My daughter was not amused. I, sensitive parent that I am, even at a considerable distance, sensed her frustration and offered her an out: "We could stay here, and say we took a hike." Actually, I sensed nothing. I wanted an out and pretended to let her off the hook. She, hearing me pant from 50 yards away, agreed that Inspiration starts at home, so I made the round trip back to the trailhead in record time, and we decided to move on.
"But not before we document our achievement," I said. "Stand by that sign. I'll take your picture, which will be worth a thousand words, and we'll use it to prove that we hiked--let's see, what's the longest hike here?" I checked the sign--"Hm, Tijuana--yes, we hiked the John Muir Trail from Yosemite to Tijuana, and back, in one day, and had time for lunch at some dingy place (what else is there in Tijuana?). We arrived back at the Trailhead, nearly dead for thirst, our clothes ragged (if you don't look too hard at the photograph, this is defensible--I'll only mention to the inner circle of my blog readers that Jessie seems to have just showered) and tattered, nearly falling off us, and struggled, gasping to the car.
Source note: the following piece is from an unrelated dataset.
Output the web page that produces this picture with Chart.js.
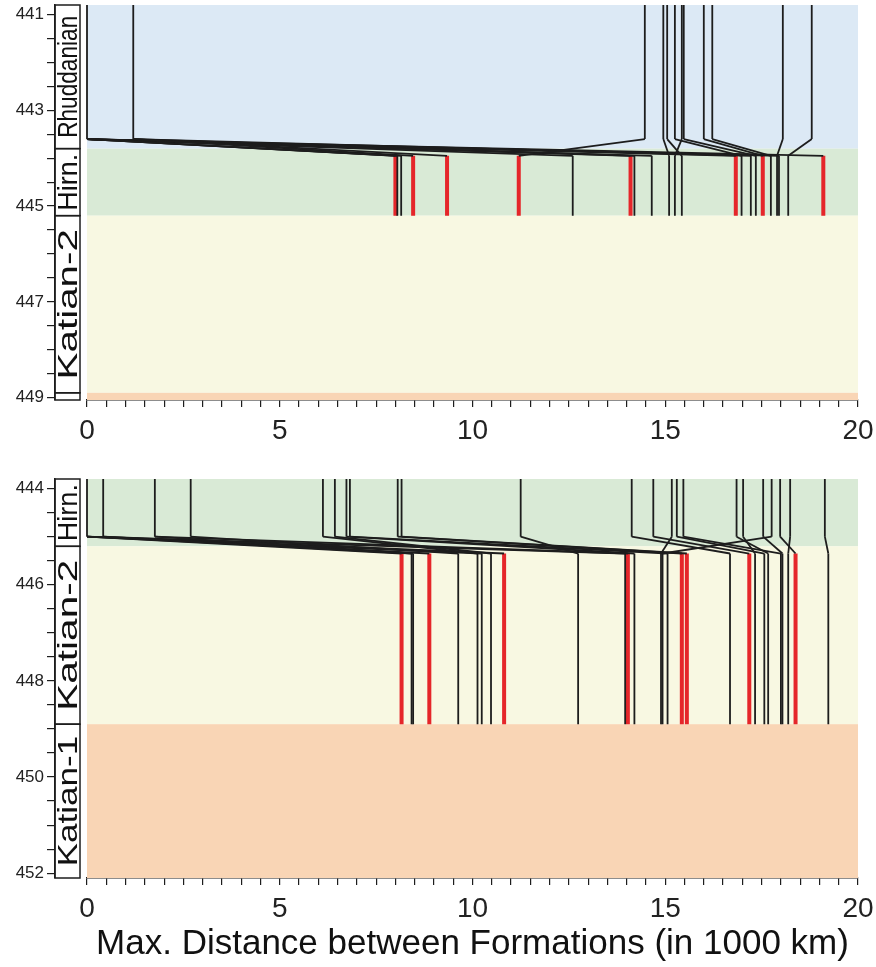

"Dad, Mexico's not on the John Muir Trail, and there's no hike to Tijuana listed on this sign."
"If I just adjust the focus, no one will be able to tell where these hikes go, or how long they are." I gave the focus knob my best English and rubbed my thumb on the lens as an extra precaution. "I'll print it in with Photo Shop. Don't stand too close to the sign, no one will recognize you. In fact, get way back there--that way it will seem like you're just coming around through those trees--hey, cool, like Shakespeare--enter, chased by a bear! Not only will this picture document a monumental achievement, it will have literary value! Better yet, get up here, right in front of the camera, then it will seem like more candid, you know, like I documented you struggling to the car. Good--got it! Here, another one--struggle a little more. Hunch your shoulder like you fell down a cliff or something, or into a deep ravine. Good, yes--here, throw some dirt on your face. It was a terrible fall, and we got it all on film, symbolically anyway." I emptied a bottle of Perrier on her in case we needed to say we had had to cross a raging river. I love how the camera never lies.
I've developed a knack for close and sustained argument. It's easier than spitting.
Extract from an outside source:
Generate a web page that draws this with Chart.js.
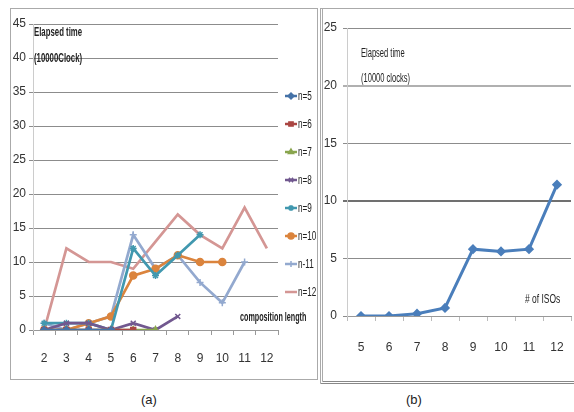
<!DOCTYPE html>
<html>
<head>
<meta charset="utf-8">
<script src="https://cdn.jsdelivr.net/npm/chart.js@4.4.0/dist/chart.umd.min.js"></script>
<style>
  body { margin: 0; background: #fff; width: 574px; height: 412px; overflow: hidden; position: relative;
         font-family: 'Liberation Sans', sans-serif; color: #222; }
  #panelA { position: absolute; left: 10px; top: 8px; width: 308px; height: 372px; border: 1px solid #aaa; box-sizing: border-box; }
  #panelB { position: absolute; left: 320px; top: 8px; width: 254px; height: 376px; border-left: 3px double #aaa;
            border-bottom: 3px double #888; border-top: 1px solid #aaa; box-sizing: border-box; }
  .wrap { position: absolute; }
  .note { position: absolute; font-size: 12px; white-space: nowrap; transform: scaleX(0.6); transform-origin: 0 0; }
  .cap { position: absolute; font-size: 13px; }
</style>
</head>
<body>
<div id="panelA"></div>
<div id="panelB"></div>
<div class="wrap" style="left:10px;top:8px;width:308px;height:372px"><canvas id="chartA"></canvas></div>
<div class="wrap" style="left:322px;top:8px;width:256px;height:374px"><canvas id="chartB"></canvas></div>

<div class="note" style="left:34px;top:24px;font-weight:bold;font-size:13px">Elapsed time</div>
<div class="note" style="left:34px;top:50px;font-weight:bold;font-size:13px">(10000Clock)</div>
<div class="note" style="left:240px;top:310px;font-weight:bold">composition length</div>
<div class="note" style="left:361px;top:45px;font-size:13px;transform:scaleX(0.58)">Elapsed time</div>
<div class="note" style="left:361px;top:70px;font-size:13px;transform:scaleX(0.58)">(10000 clocks)</div>
<div class="note" style="left:525px;top:291px;font-size:13px;transform:scaleX(0.65)"># of ISOs</div>
<div class="cap" style="left:141px;top:392px">(a)</div>
<div class="cap" style="left:406px;top:392px">(b)</div>

<script>
// panel (a): composition length vs elapsed time, one line per n
const lengths = ['2', '3', '4', '5', '6', '7', '8', '9', '10', '11', '12'];
const n5 = [0, 0, 0, 0];
const n6 = [0, 0, 0, 0, 0];
const n7 = [0, 0, 0, 0, 0, 0];
const n8 = [0, 1, 1, 0, 1, 0, 2];
const n9 = [1, 1, 1, 0, 12, 8, 11, 14];
const n10 = [0, 0, 1, 2, 8, 9, 11, 10, 10];
const n11 = [1, 0, 1, 2, 14, 9, 11, 7, 4, 10];
const n12 = [0, 12, 10, 10, 9, 13, 17, 14, 12, 18, 12];

// panel (b): number of ISOs vs elapsed time
const isoCounts = ['5', '6', '7', '8', '9', '10', '11', '12'];
const isoTimes = [0, 0, 0.2, 0.7, 5.8, 5.6, 5.8, 11.4];

Chart.defaults.font.family = "'Liberation Sans', sans-serif";
Chart.defaults.color = '#333';

function series(label, data, color, style) {
  return {
    label, data,
    borderColor: color,
    backgroundColor: color,
    borderWidth: 2.7,
    pointStyle: style,
    pointRadius: style === false ? 0 : 3.5,
    pointBorderWidth: 1.5,
    tension: 0
  };
}

// keep the category axis from reserving room for its edge labels
function noSidePad(scale, h) {
  scale.height = h;
  scale.paddingLeft = 0;
  scale.paddingRight = 0;
}

// excel-like legend: short line + marker, narrow text, 28px apart
const sideLegend = {
  id: 'sideLegend',
  afterDraw(chart) {
    const ctx = chart.ctx;
    const x0 = chart.chartArea.right + 7;
    chart.data.datasets.forEach((ds, i) => {
      const y = 88 + i * 28;
      ctx.save();
      ctx.strokeStyle = ds.borderColor;
      ctx.fillStyle = ds.backgroundColor;
      ctx.lineWidth = 2.5;
      ctx.beginPath();
      ctx.moveTo(x0, y);
      ctx.lineTo(x0 + 12, y);
      ctx.stroke();
      if (ds.pointStyle && Chart.helpers && Chart.helpers.drawPoint) {
        ctx.lineWidth = 1.5;
        Chart.helpers.drawPoint(ctx, { pointStyle: ds.pointStyle, radius: 3, borderWidth: 1.5, rotation: 0 }, x0 + 6, y);
      }
      ctx.fillStyle = '#222';
      ctx.font = "12px 'Liberation Sans'";
      ctx.textBaseline = 'middle';
      ctx.translate(x0 + 13, y + 1);
      ctx.scale(0.68, 1);
      ctx.fillText(ds.label, 0, 0);
      ctx.restore();
    });
  }
};

new Chart(document.getElementById('chartA'), {
  type: 'line',
  data: {
    labels: lengths,
    datasets: [
      series('n=5', n5, '#4572A7', 'rectRot'),
      series('n=6', n6, '#AA4643', 'rect'),
      series('n=7', n7, '#89A54E', 'triangle'),
      series('n=8', n8, '#71588F', 'crossRot'),
      series('n=9', n9, '#4198AF', 'star'),
      series('n=10', n10, '#DB843D', 'circle'),
      series('n-11', n11, '#93A9CF', 'cross'),
      series('n=12', n12, '#D49694', false)
    ]
  },
  options: {
    responsive: true,
    maintainAspectRatio: false,
    animation: false,
    layout: { padding: { top: 16, right: 40, left: 0, bottom: 0 } },
    plugins: {
      tooltip: { enabled: false },
      legend: { display: false }
    },
    scales: {
      x: {
        offset: true,
        grid: { offset: true, drawOnChartArea: false, drawTicks: true, tickLength: 5, color: '#999' },
        border: { color: '#999' },
        ticks: { padding: 16, font: { size: 12 }, maxRotation: 0, minRotation: 0, autoSkip: false },
        afterFit(scale) { noSidePad(scale, 50); }
      },
      y: {
        min: 0, max: 45,
        ticks: { stepSize: 5, font: { size: 12 }, padding: 3 },
        grid: { color: '#8c8c8c', tickLength: 4 },
        border: { color: '#ccc' },
        afterFit(scale) { scale.width = 23; }
      }
    }
  },
  plugins: [sideLegend]
});

new Chart(document.getElementById('chartB'), {
  type: 'line',
  data: {
    labels: isoCounts,
    datasets: [{
      label: 'Elapsed time',
      data: isoTimes,
      borderColor: '#4A7EBB',
      backgroundColor: '#4A7EBB',
      borderWidth: 3,
      pointStyle: 'rectRot',
      pointRadius: 3,
      tension: 0
    }]
  },
  options: {
    responsive: true,
    maintainAspectRatio: false,
    animation: false,
    layout: { padding: { top: 20, right: 0, left: 0, bottom: 0 } },
    plugins: { legend: { display: false }, tooltip: { enabled: false } },
    scales: {
      x: {
        offset: true,
        grid: { offset: true, drawOnChartArea: false, drawTicks: true, tickLength: 5, color: '#bbb' },
        border: { color: '#999' },
        ticks: { padding: 19, font: { size: 12 }, maxRotation: 0, minRotation: 0, autoSkip: false },
        afterFit(scale) { noSidePad(scale, 66); }
      },
      y: {
        min: 0, max: 25,
        ticks: { stepSize: 5, font: { size: 12 }, padding: 6 },
        grid: {
          color: ctx => ctx.tick && ctx.tick.value === 10 ? '#707070' : (ctx.tick && ctx.tick.value === 20 ? '#b0b0b0' : '#8c8c8c'),
          lineWidth: ctx => ctx.tick && (ctx.tick.value === 10 || ctx.tick.value === 20) ? 2 : 1,
          tickLength: 4
        },
        border: { color: '#ccc' },
        afterFit(scale) { scale.width = 25; }
      }
    }
  }
});
</script>
</body>
</html>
My conclusion from all this is that, even if you're an art photographer, and even if you have a confused idea of what that means--as I do--you can take a picture of anything you want. And you can enjoy a pretty sunset, or pretty waves at the beach, or a pretty member of either gender in a costume that shows off the particular virtues of that gender, whichever it might be.
This reminds me: I told some friends recently that my wife and I were going to Switzerland. One asked, "Which of you is getting the sex change?" We had only planned to be gone for six days, but it's not too late to extend our stay.
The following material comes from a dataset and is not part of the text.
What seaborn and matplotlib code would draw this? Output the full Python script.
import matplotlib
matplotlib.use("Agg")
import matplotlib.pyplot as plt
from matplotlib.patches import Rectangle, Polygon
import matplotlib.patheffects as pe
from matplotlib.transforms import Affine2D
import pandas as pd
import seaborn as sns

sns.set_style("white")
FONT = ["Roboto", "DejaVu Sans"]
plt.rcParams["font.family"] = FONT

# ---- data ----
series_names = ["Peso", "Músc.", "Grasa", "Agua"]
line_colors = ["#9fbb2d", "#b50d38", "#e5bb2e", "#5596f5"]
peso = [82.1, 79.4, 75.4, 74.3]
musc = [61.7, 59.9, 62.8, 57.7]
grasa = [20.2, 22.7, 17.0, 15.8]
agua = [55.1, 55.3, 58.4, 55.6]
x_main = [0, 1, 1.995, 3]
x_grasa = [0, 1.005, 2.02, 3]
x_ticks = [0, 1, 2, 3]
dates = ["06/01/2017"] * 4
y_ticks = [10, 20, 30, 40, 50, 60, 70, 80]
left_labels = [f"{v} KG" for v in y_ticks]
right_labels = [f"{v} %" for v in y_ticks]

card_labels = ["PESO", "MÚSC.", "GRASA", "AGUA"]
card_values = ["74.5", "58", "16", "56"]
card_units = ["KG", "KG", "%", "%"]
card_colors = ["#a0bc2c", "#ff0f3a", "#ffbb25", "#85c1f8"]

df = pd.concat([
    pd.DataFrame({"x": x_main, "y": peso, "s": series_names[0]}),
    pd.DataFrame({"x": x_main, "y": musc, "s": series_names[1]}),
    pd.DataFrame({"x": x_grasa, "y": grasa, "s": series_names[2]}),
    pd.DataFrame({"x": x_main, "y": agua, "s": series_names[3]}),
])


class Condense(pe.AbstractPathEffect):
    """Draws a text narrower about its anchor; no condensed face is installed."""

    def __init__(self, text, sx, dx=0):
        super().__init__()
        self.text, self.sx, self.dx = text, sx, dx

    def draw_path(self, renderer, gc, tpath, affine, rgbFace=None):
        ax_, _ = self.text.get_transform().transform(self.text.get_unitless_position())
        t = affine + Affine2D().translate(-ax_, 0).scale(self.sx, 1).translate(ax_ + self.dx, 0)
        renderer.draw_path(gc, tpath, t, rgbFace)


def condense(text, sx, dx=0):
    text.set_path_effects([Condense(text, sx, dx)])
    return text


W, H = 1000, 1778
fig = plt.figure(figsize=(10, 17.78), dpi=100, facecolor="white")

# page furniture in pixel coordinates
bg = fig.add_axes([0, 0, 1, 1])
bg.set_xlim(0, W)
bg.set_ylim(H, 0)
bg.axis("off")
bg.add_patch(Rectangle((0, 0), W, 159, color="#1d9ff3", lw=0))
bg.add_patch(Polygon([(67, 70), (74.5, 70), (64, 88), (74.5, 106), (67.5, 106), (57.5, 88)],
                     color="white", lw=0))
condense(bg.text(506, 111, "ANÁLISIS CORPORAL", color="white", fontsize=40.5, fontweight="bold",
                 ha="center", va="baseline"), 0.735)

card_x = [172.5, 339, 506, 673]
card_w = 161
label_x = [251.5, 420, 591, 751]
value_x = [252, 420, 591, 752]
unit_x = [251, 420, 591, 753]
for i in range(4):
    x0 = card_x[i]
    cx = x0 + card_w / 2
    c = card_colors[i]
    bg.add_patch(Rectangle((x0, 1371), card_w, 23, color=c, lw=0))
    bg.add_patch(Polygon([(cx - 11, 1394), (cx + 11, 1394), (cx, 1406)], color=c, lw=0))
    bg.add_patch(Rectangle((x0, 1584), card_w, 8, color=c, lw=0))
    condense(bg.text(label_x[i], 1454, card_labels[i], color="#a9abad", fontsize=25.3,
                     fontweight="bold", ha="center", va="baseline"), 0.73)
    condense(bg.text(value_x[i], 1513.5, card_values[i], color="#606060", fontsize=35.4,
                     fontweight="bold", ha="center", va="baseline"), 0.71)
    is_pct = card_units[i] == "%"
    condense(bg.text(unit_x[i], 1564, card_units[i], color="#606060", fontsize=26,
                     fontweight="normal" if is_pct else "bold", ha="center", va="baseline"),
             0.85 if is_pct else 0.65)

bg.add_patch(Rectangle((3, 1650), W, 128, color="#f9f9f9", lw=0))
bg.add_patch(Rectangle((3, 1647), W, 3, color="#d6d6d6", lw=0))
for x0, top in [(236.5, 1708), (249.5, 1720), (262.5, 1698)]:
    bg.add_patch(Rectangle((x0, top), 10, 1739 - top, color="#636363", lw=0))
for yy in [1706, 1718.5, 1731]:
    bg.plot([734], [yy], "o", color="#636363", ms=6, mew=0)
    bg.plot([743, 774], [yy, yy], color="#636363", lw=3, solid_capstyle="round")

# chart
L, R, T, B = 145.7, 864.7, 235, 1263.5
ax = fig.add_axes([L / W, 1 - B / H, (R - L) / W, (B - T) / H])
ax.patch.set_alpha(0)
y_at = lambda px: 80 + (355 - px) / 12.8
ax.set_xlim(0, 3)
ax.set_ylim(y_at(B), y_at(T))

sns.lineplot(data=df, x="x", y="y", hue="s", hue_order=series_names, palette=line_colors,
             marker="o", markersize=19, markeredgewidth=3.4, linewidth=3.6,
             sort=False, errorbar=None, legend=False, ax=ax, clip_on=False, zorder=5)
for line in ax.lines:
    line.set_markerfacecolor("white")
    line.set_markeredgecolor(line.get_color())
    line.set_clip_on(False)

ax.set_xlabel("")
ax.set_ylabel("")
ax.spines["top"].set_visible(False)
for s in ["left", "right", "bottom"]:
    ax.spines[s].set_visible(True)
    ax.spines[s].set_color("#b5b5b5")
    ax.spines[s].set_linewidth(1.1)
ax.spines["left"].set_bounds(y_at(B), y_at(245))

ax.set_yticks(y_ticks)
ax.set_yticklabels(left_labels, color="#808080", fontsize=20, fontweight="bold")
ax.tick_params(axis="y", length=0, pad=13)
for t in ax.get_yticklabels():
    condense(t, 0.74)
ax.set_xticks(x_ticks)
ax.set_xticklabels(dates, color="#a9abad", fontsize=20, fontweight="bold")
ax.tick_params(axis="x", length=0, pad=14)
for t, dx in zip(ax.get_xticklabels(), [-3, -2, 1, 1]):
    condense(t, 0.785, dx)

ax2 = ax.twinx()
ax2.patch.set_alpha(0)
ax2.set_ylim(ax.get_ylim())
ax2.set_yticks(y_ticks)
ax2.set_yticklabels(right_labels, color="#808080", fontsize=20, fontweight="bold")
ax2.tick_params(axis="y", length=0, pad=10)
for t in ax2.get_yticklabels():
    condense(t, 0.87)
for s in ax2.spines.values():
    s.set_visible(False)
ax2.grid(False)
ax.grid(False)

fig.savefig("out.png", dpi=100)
One final remark on the aesthetics issue, though I think I must pretty well have exhausted the subject and anyone reading about it. At Olmsted Point, I hopped about here and there with my camera, snapping this and snapping that, and then looking at the the screen to see just what I'd snapped and whether I should snap it again, or go snap something else. Snap snap snap. I noticed a fellow sitting with his legs in a perfect lotus position, his eyes closed, face into the full mid-afternoon sun, a touch of sunscreen on his nose. In spite of his eyelids being on fire, he was perfectly at peace with the cosmos, but he radiated unmistakable hostility toward me. I snapped him. Sitting still with an unearthly stillness (I know passive aggression when I snap it), he seemed to say, "Can't you commune with the grandeur before you without that infernal snapping? Do you think everything can be reduced to a 4x6? An 8x10? An 11x14? A 16x20? Etc.?" He virtually snapped at me, "You cheapen everything you snap. Nature is glorious. The scene before us is f-ing ineffable. What kind of camera is that anyway--how many megapixels? I f-ing can't count that high." Ha-ha, I silently laughed his scornful silence to scorn. Couldn't even count. I practice that all the time: watch--one, two, three, four, etc. A friend of mine once wrongly said, "When we see a landscape, we take a picture in order to control the magnificence in front of us." I made up the quote on his behalf, to represent the essence of his idea, and I haven't seen him for a long time: his name, in case he ever stumbles onto this blog and joins me on the trial by trail, is Dave Jacobs. Hi Dave! He became a dean of something somewhere, but he was really smart and a good photographer. But he was still wrong about controlling landscapes by photographing them. I snap the scape 'cause it f-ing awes me, and I want to get a little of that awe back in my house when I have to leave the awesome reality and that lotus-guy, and the lady with her binoculars, and the crowded "comfort stations" behind. And I want to prove that I went on this fabulous hike. So Dave, wherever you are, whatever you're doing, deaning, or maybe you're the president of something by now--you deserve it, you're smart--but control is not the issue. Okay? I love blogging--Dave will never see this, and so I never have to defend my ideas. Swift had a metaphor for this kind of writing: it's like the spider constantly spinning a web out of himself. Ew. Forget Swift.
This kind of writing is like a photograph--it proves the world is there, but you wonder what the world there is.
And that's the latest report on the most definitive approach to aesthetics, all in one swell foop. Except I forgot to mention Ralph Gibson. He got famous for some surrealist images that were pretty mysterious and impressive. He must have been intuitively good. I heard him talk about aesthetics once, and he thought he was really dazzling his audience with a bunch of blather about "style" and "content." How did he know that a picture consisted of those elements? The owner of his gallery in New York told him so. Right on, Ralph! That was one swell foop right there.
Seriously, though, folks, take any picture you want (pedophilia excepted). I've noticed that in the grand scheme of things, aesthetic theories are rather weak on the endurance scale, but works of art are still there hundreds of years later. Especially if they're archival.